Page 1 of 1

Identifying the components in PCA

Posted: April 5th, 2019, 11:36 am
by miltenpoint
My understanding is that PCA does not identify which variables depend on each other and does not specifically identify each component so the how do analysts interpret the factors/components in PCA? 

A good example are PCA factors for different maturity US Treasuries. We are told PC1 is parallel shifts, PC2 is curve shifts (steepeners and flatteners) and PC3 are convexity (curvature) changes - how do we know these descriptors are the factors/components and why in that order? What could be PC>3?

Re: Identifying the components in PCA

Posted: April 13th, 2019, 12:17 pm
by ISayMoo
@how do we know these descriptors are the factors/components and why in that order? 

1. visual inspection
2. simulation of the data by independently varying the coefficients of PCA components
3. comparing their eigenvalues

@What could be PC>3?

It depends. You need to stop looking at the data and think about the underlying processes.

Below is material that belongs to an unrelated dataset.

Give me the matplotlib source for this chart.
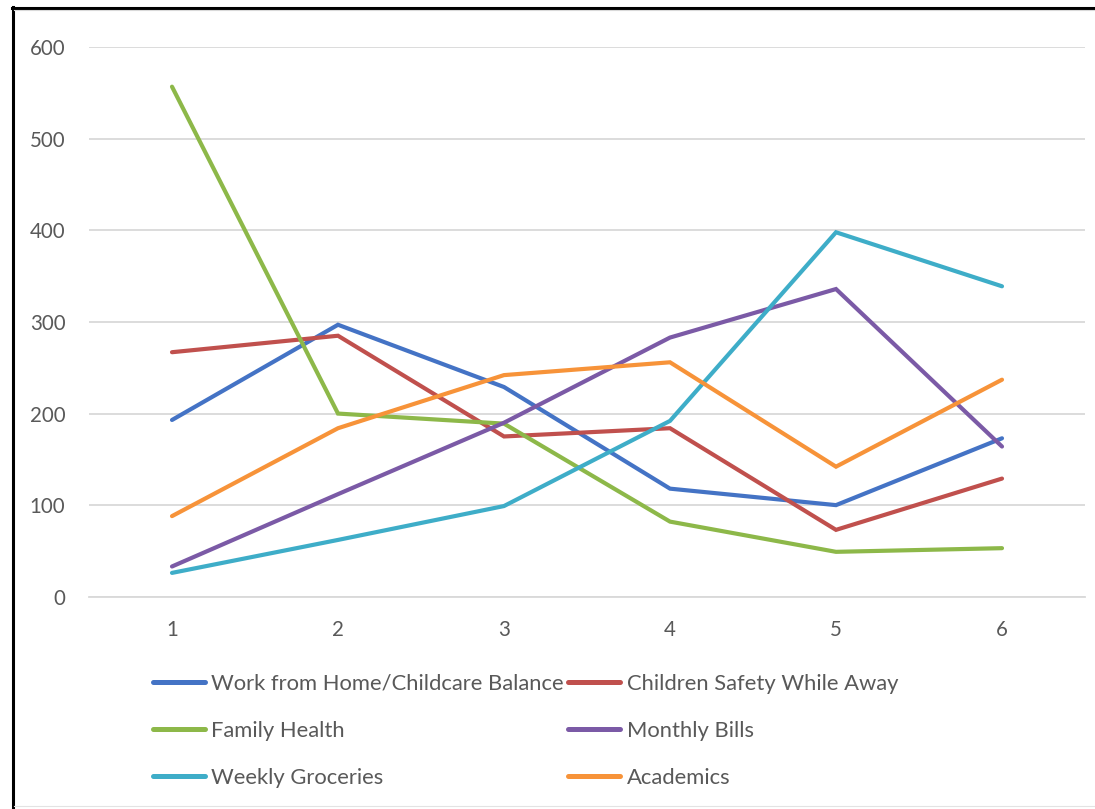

Re: Identifying the components in PCA

Posted: April 13th, 2019, 1:17 pm
by bearish
I have used variations of this as an interview question in recent times. If you grab constant maturity US Treasury yields from, say, 1990-2007, calculate the covariance matrix of the absolute (basis point) changes ordered by maturity, and plot the eigenvectors corresponding to the three largest eigenvalues against the bond maturities, you do indeed get something that closely approximate the level, slope and curvature story. However, if you repeat the exercise using data from the last decade (conveniently missing the most turbulent months of 2008 and 2009), the story changes. Now the first PC has a strong slope component over the first 5 years or so, given Fed promises to keep rates "low for long". Since the second PC needs to be orthogonal to the first, it needs to have a richer structure than a simple slope, and so on. These are empirical regularities, rather than laws of nature. 

As for higher order PCs, they could just be noise, or they could pick up on more subtle clustering effects. E.g., the 30 year rate could have a bit of a life of its own, driven by insurance companies and pension funds hedging very long dated liabilities. Your specific choice of rates to include in the analysis also matters, especially for the higher order PCs. 

Re: Identifying the components in PCA

Posted: April 13th, 2019, 2:04 pm
by miltenpoint
Thanks guys. Great answers!

Re: Identifying the components in PCA

Posted: June 20th, 2019, 2:04 pm
by ikicker
My understanding is that PCA does not identify which variables depend on each other and does not specifically identify each component so the how do analysts interpret the factors/components in PCA? 

A good example are PCA factors for different maturity US Treasuries. We are told PC1 is parallel shifts, PC2 is curve shifts (steepeners and flatteners) and PC3 are convexity (curvature) changes - how do we know these descriptors are the factors/components and why in that order? What could be PC>3?
Actually its the opposite. PCA uses a covariance matrix of standardized values to determine how much UNIQUE information is contained. Because it uses a covariance matrix, it takes into account co-movement.

Procedure: 1. convert your data to z-scores -> 2. create a covariance matrix of the z-scores -> 3. compute the eigen value matrix that corresponds with the eigen vectors

After performing this procedure, the largest eigen values contain the most unique information. If you would like, you can compute contribution % to the model.

Forgetting to standardize your data into z-scores typically results in incomparable measures as covariance is a unitless measure.